-- start of Recorded information --
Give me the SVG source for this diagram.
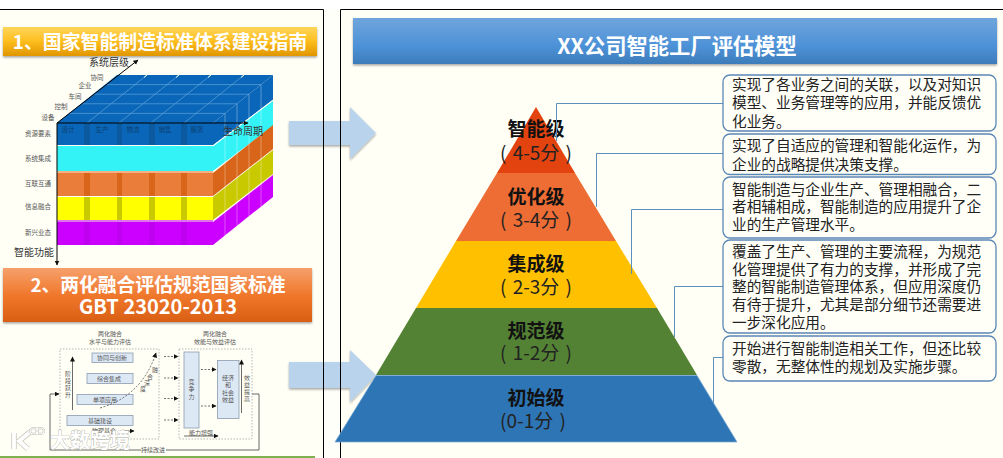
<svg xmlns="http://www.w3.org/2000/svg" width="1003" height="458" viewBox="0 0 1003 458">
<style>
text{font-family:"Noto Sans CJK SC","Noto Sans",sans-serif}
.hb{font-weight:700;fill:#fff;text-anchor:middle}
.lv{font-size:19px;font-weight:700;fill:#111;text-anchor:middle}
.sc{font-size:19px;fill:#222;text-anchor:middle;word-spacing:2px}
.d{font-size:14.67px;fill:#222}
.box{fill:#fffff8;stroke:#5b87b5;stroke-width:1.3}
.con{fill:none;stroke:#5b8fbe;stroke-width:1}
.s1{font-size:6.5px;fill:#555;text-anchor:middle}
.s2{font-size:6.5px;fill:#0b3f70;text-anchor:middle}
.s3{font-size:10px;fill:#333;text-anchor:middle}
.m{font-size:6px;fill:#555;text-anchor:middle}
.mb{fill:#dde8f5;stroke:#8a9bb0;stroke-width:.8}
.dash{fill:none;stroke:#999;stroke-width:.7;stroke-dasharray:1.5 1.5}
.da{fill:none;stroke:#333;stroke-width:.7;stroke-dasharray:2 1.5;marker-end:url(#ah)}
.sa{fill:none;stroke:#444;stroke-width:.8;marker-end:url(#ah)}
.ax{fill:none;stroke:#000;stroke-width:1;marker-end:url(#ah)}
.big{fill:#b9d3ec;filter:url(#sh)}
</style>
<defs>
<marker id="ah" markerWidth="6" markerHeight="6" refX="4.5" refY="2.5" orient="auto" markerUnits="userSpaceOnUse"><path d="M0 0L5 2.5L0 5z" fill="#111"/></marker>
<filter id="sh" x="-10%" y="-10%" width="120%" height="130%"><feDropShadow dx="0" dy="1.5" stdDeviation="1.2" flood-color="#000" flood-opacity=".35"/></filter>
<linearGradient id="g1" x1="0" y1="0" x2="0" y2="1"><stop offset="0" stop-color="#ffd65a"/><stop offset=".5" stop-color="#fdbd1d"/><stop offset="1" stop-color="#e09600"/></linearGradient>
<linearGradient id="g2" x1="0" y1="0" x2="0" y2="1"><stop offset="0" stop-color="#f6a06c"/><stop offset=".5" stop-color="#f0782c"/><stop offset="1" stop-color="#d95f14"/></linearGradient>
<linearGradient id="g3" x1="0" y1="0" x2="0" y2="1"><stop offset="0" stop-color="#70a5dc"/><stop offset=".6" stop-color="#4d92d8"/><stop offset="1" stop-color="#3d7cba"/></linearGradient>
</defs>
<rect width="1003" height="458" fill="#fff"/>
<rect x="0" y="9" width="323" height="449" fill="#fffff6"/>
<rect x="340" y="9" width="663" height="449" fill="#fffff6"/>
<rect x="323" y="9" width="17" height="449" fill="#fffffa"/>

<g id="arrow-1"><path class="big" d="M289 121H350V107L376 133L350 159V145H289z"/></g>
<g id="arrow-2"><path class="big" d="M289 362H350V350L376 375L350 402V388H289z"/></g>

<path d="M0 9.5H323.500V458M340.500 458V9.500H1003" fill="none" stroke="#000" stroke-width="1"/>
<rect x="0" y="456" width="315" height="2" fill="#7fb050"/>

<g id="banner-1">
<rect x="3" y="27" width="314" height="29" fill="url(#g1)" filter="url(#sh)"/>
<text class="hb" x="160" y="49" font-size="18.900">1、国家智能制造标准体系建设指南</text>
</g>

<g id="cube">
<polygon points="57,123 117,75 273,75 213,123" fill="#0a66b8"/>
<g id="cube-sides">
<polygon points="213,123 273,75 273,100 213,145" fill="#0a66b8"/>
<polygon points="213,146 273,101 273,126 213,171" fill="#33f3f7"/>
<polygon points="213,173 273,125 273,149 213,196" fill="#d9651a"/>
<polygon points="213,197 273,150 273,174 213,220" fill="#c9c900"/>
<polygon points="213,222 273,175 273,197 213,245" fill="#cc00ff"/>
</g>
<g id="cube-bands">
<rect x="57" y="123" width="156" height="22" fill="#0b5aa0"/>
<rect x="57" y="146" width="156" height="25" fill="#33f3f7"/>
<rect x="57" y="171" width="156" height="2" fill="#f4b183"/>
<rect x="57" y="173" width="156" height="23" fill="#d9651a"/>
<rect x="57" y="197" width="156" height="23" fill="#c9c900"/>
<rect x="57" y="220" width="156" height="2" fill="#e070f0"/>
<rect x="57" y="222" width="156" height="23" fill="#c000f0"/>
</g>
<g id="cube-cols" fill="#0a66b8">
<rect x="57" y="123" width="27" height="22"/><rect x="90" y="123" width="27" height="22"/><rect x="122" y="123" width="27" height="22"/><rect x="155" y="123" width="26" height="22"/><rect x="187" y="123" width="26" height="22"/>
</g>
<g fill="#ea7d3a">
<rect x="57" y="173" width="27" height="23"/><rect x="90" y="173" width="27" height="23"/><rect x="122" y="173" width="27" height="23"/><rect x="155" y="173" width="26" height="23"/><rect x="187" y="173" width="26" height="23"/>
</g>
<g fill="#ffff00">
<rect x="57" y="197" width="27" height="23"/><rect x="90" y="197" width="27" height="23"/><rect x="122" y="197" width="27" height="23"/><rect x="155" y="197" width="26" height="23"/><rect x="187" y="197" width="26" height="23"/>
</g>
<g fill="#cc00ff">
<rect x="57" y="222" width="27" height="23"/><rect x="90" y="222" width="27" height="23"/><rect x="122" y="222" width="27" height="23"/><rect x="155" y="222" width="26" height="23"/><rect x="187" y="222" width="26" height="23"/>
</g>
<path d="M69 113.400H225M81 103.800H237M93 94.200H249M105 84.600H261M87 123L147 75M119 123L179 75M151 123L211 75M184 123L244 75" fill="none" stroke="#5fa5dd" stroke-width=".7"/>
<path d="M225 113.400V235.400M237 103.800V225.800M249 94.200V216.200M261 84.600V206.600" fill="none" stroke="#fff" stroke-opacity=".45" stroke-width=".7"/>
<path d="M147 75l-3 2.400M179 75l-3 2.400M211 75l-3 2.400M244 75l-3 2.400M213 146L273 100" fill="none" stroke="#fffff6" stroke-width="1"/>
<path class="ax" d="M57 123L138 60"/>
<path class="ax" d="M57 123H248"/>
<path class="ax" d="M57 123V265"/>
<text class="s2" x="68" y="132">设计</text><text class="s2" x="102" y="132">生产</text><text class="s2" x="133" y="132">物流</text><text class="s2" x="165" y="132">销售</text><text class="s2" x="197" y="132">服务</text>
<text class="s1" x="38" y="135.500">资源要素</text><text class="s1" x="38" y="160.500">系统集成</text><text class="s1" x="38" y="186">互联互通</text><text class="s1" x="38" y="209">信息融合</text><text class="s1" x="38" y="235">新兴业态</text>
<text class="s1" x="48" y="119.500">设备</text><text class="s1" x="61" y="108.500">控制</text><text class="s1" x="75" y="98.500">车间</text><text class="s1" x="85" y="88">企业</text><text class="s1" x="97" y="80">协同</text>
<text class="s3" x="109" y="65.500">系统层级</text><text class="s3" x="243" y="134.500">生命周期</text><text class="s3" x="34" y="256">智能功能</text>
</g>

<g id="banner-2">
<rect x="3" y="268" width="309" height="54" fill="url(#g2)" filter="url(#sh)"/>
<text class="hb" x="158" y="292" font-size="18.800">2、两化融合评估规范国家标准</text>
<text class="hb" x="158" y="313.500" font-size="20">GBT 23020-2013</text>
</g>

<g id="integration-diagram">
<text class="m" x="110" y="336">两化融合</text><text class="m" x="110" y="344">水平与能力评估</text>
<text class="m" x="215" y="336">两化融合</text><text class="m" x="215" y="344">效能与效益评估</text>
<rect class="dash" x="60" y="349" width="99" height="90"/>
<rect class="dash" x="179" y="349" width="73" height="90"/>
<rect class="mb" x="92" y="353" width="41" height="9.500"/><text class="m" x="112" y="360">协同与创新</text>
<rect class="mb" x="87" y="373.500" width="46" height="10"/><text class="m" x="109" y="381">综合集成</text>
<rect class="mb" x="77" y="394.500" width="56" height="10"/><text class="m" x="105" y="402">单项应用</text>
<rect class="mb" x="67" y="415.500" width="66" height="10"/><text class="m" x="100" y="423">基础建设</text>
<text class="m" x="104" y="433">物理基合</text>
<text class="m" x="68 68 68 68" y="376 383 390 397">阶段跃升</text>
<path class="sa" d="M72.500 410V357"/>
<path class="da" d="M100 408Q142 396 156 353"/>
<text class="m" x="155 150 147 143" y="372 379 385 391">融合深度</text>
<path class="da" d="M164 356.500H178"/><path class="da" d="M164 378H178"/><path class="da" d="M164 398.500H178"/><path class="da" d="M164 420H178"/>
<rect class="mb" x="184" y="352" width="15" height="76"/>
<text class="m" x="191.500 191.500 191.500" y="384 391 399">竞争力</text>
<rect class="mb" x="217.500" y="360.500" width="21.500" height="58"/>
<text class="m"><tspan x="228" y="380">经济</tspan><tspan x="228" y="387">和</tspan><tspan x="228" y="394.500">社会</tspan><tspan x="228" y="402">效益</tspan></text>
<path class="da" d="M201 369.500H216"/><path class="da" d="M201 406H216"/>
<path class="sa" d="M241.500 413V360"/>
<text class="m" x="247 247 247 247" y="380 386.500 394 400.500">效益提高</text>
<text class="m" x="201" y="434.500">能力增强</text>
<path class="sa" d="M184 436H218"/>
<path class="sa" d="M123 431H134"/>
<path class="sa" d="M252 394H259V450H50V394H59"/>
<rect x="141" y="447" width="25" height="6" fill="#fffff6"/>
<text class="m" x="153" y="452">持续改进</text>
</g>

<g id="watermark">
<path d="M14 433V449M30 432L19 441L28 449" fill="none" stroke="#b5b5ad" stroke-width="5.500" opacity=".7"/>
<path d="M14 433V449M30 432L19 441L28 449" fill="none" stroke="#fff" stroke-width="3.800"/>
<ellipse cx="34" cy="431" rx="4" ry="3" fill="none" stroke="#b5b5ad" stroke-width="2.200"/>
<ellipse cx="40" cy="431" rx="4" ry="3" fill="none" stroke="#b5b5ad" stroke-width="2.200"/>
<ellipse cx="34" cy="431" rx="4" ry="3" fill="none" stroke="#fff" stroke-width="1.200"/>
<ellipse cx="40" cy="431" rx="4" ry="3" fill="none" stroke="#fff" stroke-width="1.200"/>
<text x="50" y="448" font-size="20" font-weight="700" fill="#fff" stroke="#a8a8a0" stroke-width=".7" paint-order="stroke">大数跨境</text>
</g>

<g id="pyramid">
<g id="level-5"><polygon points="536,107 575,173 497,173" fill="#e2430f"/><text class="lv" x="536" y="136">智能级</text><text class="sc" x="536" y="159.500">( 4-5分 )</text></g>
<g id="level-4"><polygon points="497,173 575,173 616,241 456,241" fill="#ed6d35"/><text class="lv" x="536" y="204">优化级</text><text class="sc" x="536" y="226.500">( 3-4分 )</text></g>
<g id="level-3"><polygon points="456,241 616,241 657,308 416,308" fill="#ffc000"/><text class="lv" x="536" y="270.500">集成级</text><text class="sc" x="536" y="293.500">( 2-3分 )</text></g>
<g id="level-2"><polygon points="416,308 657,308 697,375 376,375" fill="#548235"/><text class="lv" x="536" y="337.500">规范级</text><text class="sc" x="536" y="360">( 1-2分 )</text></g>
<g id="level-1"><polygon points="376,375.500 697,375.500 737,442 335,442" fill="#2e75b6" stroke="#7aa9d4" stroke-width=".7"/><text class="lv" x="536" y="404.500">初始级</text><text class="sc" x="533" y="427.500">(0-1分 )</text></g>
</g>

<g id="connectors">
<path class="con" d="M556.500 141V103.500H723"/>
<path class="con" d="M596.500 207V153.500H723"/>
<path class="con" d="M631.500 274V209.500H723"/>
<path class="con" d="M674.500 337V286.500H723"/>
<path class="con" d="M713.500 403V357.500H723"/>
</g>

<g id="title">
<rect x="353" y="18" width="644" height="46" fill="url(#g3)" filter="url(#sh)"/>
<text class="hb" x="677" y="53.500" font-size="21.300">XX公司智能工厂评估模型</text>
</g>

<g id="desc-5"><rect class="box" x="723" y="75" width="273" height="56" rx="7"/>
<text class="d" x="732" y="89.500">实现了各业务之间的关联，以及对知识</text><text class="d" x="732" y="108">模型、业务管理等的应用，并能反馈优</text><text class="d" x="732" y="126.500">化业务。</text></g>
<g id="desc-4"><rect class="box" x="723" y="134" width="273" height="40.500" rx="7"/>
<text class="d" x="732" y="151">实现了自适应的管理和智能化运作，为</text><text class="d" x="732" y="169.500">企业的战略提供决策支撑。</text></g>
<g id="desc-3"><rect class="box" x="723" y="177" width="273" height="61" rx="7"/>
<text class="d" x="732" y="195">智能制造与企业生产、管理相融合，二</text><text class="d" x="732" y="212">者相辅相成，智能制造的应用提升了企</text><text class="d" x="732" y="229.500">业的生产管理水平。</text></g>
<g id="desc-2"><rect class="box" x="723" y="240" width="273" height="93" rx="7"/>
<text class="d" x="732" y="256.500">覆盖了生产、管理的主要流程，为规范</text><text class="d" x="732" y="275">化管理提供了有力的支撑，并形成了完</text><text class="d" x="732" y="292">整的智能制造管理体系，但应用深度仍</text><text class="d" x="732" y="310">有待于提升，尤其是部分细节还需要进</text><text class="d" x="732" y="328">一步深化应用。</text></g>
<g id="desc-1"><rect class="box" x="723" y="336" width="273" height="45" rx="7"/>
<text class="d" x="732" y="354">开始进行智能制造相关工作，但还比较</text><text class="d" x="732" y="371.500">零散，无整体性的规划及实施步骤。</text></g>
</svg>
-- end of Recorded information --
Your instructions ->
Look through the listing above. Pick out each line with "diagram" and copy it.

Finished task ->
Give me the SVG source for this diagram.
<g id="integration-diagram">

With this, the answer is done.